Consideriamo la lingua inglese come un modo per comunicare universalmente, un punto d’incontro che abbatta i confini geografici. Inoltre siamo stati sicuramente influenzati dagli ascolti che hanno caratterizzato la nostra vita, per la maggior parte anch’essi in lingua inglese. Non per questo però ci consideriamo esterofili, anzi cerchiamo di portare con noi ciò che più amiamo dell’arte italiana, facendoci ispirare sia dalla nostra musica popolare, sia da grandi nomi, come Claudio Monteverdi, Russolo, Ennio Morricone, Nino Rota, il Battiato di “Clic”, Paolo Conte, ecc. ecc.

Portare in giro un lavoro di esordio con una band di sette elementi in un paese dove è sempre più difficile suonare dal vivo è sconsideratezza o una sfida? O entrambe?

Capiamo perfettamente che, in questo momento storico, muoversi con una tale mole di persone e, aggiungo, di strumenti possa apparire come una sconsiderata sfida.

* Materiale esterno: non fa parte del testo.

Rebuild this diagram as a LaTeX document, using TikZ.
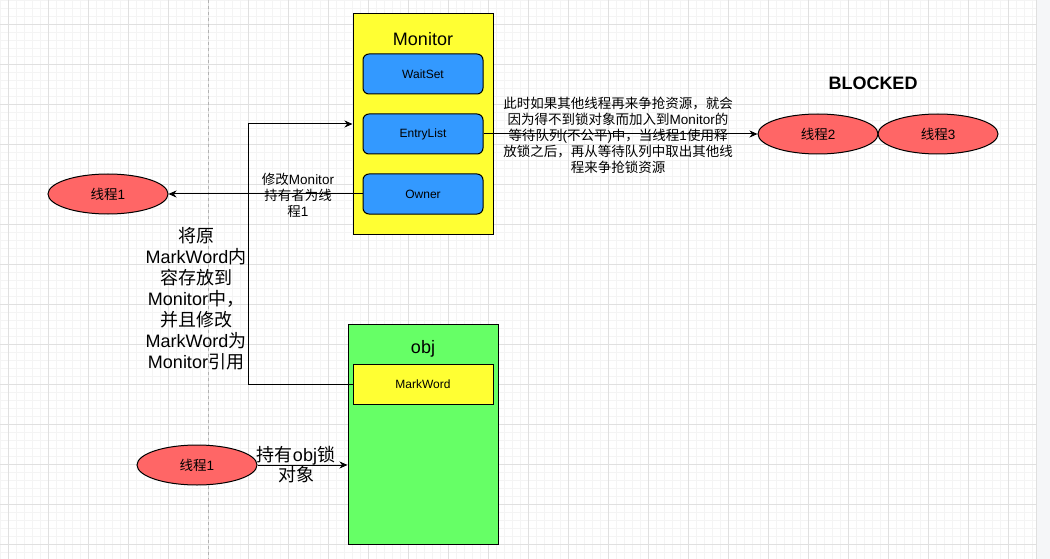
\documentclass[tikz,border=0pt]{standalone}
\usepackage{fontspec}
\setmainfont{Liberation Sans}
\newfontfamily\cjk{Noto Sans CJK SC}
\newcommand\zh[1]{{\cjk #1}}
\usetikzlibrary{arrows.meta,shapes.geometric}
\definecolor{cyellow}{HTML}{FFFF33}
\definecolor{cblue}{HTML}{3399FF}
\definecolor{cred}{HTML}{FF6666}
\definecolor{cgreen}{HTML}{66FF66}
\definecolor{gmajor}{HTML}{E0E0E0}
\definecolor{gminor}{HTML}{F4F4F4}
\definecolor{panel}{HTML}{F5F6F8}
\tikzset{
  conn/.style={line width=1pt, draw=black},
  arr/.style={conn, -{Stealth[length=8pt,width=7pt,inset=2.5pt]}},
  bigbox/.style={draw=black, line width=1pt, rectangle, inner sep=0pt},
  innerbox/.style={draw=black, line width=1pt, rectangle, inner sep=0pt, minimum width=120pt, minimum height=40pt, font=\fontsize{12}{14}\selectfont},
  thread/.style={ellipse, draw=black, line width=1pt, fill=cred, minimum width=120pt, minimum height=40pt, inner sep=0pt, font=\fontsize{13.5}{15}\selectfont},
  lbl/.style={align=center, inner sep=0pt}
}
\begin{document}
\begin{tikzpicture}[x=1pt,y=-1pt]
\useasboundingbox (0,0) rectangle (1050,559);
\fill[white] (0,0) rectangle (1050,559);
% grid
\foreach \i in {0,8,...,1032} \draw[gminor, line width=0.6pt] (\i,0) -- (\i,559);
\foreach \j in {0,8,...,552} \draw[gminor, line width=0.6pt] (0,\j) -- (1036,\j);
\foreach \i in {8,48,...,1008} \draw[gmajor, line width=0.8pt] (\i,0) -- (\i,559);
\foreach \j in {24,64,...,544} \draw[gmajor, line width=0.8pt] (0,\j) -- (1036,\j);
\draw[gray!60, line width=0.8pt, dash pattern=on 3pt off 3pt] (208,0) -- (208,559);
\fill[panel] (1036,0) rectangle (1050,559);
\draw[gmajor, line width=0.8pt] (1036,0) -- (1036,559);

% Monitor
\node[bigbox, fill=cyellow, minimum width=140pt, minimum height=220pt] (mon) at (423,124) {};
\node[lbl, font=\fontsize{18}{20}\selectfont] (monl) at (423,39) {Monitor};
\node[innerbox, fill=cblue, rounded corners=6pt] (wait) at (423,74) {WaitSet};
\node[innerbox, fill=cblue, rounded corners=6pt] (entry) at (423,134) {EntryList};
\node[innerbox, fill=cblue, rounded corners=6pt] (owner) at (423,194) {Owner};

% obj
\node[bigbox, fill=cgreen, minimum width=150pt, minimum height=220pt] (obj) at (423,434) {};
\node[lbl, font=\fontsize{18}{20}\selectfont] (objl) at (423,349) {obj};
\node[innerbox, fill=cyellow, minimum width=140pt] (mw) at (423,384) {MarkWord};

% threads
\node[thread] (t1) at (108,194) {\zh{线程}1};
\node[thread] (t1b) at (197,465) {\zh{线程}1};
\node[thread] (t2) at (818,134) {\zh{线程}2};
\node[thread] (t3) at (938,134) {\zh{线程}3};
\node[lbl, font=\fontsize{18}{20}\bfseries] (blk) at (873,83) {BLOCKED};

% connectors
\coordinate (c1) at (248,384);
\draw[arr] (mw.west) -- (c1) |- (mon.west);
\draw[arr] (owner.west) -- (t1.east);
\draw[arr] (entry.east) -- (t2.west);
\draw[arr] (t1b.east) -- (t1b.east -| obj.west);

% labels
\node[lbl, font=\fontsize{13.5}{16}\selectfont] (lowner) at (298,195)
  {\zh{修改}Monitor\\\zh{持有者为线}\\\zh{程}1};
\node[lbl, font=\fontsize{18}{21}\selectfont] (lmw) at (196,299)
  {\zh{将原}\\MarkWord\zh{内}\\\zh{容存放到}\\Monitor\zh{中，}\\\zh{并且修改}\\MarkWord\zh{为}\\Monitor\zh{引用}};
\node[lbl, font=\fontsize{13.5}{16}\selectfont] (lentry) at (618,135)
  {\zh{此时如果其他线程再来争抢资源，就会}\\\zh{因为得不到锁对象而加入到}Monitor\zh{的}\\\zh{等待队列}(\zh{不公平})\zh{中，当线程}1\zh{使用释}\\\zh{放锁之后，再从等待队列中取出其他线}\\\zh{程来争抢锁资源}};
\node[lbl, font=\fontsize{18}{20}\selectfont] (lhold) at (296,465)
  {\zh{持有}obj\zh{锁}\\\zh{对象}};
\end{tikzpicture}
\end{document}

In realtà, è forse più il frutto di una ingenua onestà intellettuale e, soprattutto, di una forma di devota generosità nei confronti del pubblico. Non siamo mai riusciti a digerire le bands che ripropongono dal vivo una mera e piatta ricapitolazione dei brani nella versione del disco. Quando ci si trova a dover tradurre un brano nato in studio nella versione live, a volte, perché funzioni davvero, può rendersi necessario un completo sconvolgimento dello stesso, una sorta di secondo parto e, se c’è bisogno di essere in sette per raggiungere il fine, poco importa. In fondo per noi il palco è una sorta di tempio sul quale deve consumarsi un rito, il rito in sé, questa è per noi l’unica cosa che conta.